Working out is part of a healthy lifestyle, not a means to get away with poor food choices. Don't forget - reaching your goals is 80% nutrition, meaning it's impossible to out-train a bad diet.
Over-fuelling (or under-fuelling)
If you're doing a 30-minute session, you don't need to eat as if you're training for a 90+ minute workout. You don’t want to be fueling yourself up with much more then what you will be burning off.
So, if your goal happens to be fat loss, taking in enough calories to fuel a 2-hour workout but only training for 30 minutes is going to seriously hinder your progress.

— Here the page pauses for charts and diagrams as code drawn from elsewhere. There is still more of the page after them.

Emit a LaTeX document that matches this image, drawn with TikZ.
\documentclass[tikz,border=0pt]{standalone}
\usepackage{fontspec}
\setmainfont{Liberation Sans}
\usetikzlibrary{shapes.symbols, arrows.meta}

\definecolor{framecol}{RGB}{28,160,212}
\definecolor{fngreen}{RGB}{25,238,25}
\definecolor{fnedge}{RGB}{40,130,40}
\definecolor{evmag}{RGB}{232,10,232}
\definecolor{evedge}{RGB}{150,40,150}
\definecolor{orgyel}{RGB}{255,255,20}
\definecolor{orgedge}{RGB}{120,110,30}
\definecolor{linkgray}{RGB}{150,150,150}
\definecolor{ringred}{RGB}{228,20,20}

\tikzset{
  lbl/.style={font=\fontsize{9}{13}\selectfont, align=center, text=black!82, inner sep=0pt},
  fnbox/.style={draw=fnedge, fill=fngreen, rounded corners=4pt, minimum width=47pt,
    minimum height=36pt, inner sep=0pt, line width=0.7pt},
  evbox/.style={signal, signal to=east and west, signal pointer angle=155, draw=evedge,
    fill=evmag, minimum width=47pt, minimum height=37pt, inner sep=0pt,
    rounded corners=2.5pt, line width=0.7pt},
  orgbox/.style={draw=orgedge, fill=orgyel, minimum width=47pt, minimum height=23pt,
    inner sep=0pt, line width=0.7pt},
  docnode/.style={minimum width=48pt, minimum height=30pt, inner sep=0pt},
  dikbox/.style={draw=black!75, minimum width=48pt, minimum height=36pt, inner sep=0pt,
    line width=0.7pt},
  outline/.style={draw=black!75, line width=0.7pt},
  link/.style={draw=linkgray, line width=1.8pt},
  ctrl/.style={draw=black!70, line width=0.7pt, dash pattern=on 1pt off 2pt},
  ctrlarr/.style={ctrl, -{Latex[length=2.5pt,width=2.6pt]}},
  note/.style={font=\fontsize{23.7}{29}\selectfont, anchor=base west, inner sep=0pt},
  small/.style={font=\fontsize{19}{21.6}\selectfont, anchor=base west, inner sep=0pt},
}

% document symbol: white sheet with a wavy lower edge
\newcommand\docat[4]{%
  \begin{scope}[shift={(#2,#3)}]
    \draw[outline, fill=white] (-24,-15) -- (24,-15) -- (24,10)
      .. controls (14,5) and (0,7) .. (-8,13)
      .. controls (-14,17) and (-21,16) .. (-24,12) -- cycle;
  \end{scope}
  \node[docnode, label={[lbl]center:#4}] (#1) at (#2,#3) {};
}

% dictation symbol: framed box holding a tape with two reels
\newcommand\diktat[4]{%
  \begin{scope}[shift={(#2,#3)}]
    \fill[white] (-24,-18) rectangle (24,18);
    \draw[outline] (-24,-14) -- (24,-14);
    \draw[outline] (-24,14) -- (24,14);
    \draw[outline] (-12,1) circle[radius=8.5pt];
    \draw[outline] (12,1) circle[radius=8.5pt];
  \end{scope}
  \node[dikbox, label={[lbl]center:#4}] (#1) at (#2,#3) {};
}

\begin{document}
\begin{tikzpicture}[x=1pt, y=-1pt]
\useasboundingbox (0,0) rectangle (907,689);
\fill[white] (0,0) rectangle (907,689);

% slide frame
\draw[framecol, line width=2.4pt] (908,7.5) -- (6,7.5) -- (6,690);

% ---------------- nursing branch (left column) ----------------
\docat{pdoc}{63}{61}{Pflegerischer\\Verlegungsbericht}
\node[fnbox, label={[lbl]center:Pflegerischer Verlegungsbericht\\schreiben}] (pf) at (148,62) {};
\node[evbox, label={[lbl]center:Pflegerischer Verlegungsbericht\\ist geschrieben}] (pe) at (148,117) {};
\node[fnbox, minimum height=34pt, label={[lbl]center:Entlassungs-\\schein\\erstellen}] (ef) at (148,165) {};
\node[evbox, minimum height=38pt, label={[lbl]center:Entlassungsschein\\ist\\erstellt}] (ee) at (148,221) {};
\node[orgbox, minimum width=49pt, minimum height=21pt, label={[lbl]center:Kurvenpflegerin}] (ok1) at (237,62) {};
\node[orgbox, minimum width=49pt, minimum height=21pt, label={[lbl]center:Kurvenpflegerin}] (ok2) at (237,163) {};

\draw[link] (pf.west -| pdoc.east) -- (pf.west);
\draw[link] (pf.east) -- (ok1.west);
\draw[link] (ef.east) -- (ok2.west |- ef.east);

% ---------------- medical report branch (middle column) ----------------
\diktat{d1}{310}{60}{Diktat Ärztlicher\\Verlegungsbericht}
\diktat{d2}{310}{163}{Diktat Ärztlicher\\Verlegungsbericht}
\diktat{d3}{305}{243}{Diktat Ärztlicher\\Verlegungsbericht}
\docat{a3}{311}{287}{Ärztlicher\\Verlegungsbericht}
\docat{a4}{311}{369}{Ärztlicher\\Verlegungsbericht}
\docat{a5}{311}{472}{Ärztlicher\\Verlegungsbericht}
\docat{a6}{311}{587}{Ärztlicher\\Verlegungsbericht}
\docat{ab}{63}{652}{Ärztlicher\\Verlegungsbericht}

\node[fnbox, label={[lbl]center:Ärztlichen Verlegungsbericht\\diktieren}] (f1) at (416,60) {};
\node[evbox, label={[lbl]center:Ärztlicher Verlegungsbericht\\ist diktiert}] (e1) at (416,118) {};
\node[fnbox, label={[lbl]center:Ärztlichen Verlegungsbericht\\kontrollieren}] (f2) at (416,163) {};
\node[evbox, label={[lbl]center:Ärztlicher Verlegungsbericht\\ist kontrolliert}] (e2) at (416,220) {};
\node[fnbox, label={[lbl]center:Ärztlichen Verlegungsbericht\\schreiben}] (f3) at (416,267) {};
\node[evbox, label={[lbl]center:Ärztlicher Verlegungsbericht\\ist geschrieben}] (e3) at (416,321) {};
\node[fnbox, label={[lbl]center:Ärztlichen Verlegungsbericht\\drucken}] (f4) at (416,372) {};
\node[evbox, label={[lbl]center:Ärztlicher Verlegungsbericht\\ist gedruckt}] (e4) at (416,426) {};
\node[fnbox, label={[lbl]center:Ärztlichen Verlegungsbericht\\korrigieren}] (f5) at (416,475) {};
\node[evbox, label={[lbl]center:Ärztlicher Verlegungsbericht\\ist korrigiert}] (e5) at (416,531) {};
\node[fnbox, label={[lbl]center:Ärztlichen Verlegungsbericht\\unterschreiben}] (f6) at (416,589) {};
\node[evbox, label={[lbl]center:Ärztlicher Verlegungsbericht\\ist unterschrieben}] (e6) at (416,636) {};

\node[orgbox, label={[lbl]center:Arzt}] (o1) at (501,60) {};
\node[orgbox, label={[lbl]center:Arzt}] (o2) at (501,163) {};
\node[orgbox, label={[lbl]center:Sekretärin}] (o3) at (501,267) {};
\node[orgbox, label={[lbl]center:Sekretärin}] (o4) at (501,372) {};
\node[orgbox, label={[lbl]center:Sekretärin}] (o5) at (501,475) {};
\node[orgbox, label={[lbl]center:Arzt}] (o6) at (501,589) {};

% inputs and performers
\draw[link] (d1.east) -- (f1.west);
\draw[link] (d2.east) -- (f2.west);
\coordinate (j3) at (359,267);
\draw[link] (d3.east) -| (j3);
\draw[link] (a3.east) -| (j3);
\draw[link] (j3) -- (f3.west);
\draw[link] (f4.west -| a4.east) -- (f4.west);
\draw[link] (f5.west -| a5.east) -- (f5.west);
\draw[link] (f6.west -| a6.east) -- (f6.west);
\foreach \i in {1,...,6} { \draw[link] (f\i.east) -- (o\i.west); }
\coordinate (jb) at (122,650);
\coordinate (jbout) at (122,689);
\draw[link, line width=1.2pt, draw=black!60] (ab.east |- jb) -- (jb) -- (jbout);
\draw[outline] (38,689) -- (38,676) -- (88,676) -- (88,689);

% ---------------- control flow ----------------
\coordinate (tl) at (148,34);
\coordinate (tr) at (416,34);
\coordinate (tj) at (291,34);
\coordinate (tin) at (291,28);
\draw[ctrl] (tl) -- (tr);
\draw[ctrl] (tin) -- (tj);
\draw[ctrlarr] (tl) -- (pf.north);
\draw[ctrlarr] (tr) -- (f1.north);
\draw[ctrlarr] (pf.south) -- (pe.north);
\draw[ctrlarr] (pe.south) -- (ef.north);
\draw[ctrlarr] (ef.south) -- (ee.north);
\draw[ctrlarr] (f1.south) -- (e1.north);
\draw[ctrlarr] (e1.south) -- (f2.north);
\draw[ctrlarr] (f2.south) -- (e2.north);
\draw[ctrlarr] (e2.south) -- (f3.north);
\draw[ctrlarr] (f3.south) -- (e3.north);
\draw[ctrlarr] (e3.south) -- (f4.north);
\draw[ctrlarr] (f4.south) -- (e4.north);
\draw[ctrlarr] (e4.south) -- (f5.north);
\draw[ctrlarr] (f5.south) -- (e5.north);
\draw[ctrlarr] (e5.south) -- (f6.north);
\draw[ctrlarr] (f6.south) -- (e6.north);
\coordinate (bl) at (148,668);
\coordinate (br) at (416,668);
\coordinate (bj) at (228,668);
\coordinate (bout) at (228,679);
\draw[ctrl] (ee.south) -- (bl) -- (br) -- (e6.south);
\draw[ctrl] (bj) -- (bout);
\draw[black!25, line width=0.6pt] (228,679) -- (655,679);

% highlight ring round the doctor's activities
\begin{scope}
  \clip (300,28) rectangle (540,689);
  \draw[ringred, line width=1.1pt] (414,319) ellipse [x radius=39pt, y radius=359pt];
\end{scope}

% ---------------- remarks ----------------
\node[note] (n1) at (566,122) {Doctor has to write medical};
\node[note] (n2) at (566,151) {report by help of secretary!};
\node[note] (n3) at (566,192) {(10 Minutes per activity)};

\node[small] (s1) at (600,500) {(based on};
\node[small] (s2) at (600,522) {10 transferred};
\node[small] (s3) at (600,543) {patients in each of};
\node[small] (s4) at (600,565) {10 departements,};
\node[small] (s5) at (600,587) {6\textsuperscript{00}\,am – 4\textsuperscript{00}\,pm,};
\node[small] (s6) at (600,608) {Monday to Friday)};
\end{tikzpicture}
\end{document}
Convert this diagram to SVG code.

Remember, always focus on healthy calories and not dead calories from soft drinks or junk food!
Too early or too late
Even if you just eat something small, eating immediately before exercise is never a good idea. Give yourself at least 20 minutes (but less than an hour) between finishing your meal and starting your workout.
If you have lunch at 1pm and head to the gym at 4pm, then your lunch does not qualify as a pre-workout meal. Even if you're not yet hungry, it's important to provide your body with the fuel it needs to improve through exercise.
While there are certainly benefits to the occasional fasted cardio session, our food choices have the power to lay the foundation for consistently great workouts.
When we plan our pre-workout meals well, our muscles and minds are correctly fueled, we perform at our best, and we reach our goals much sooner.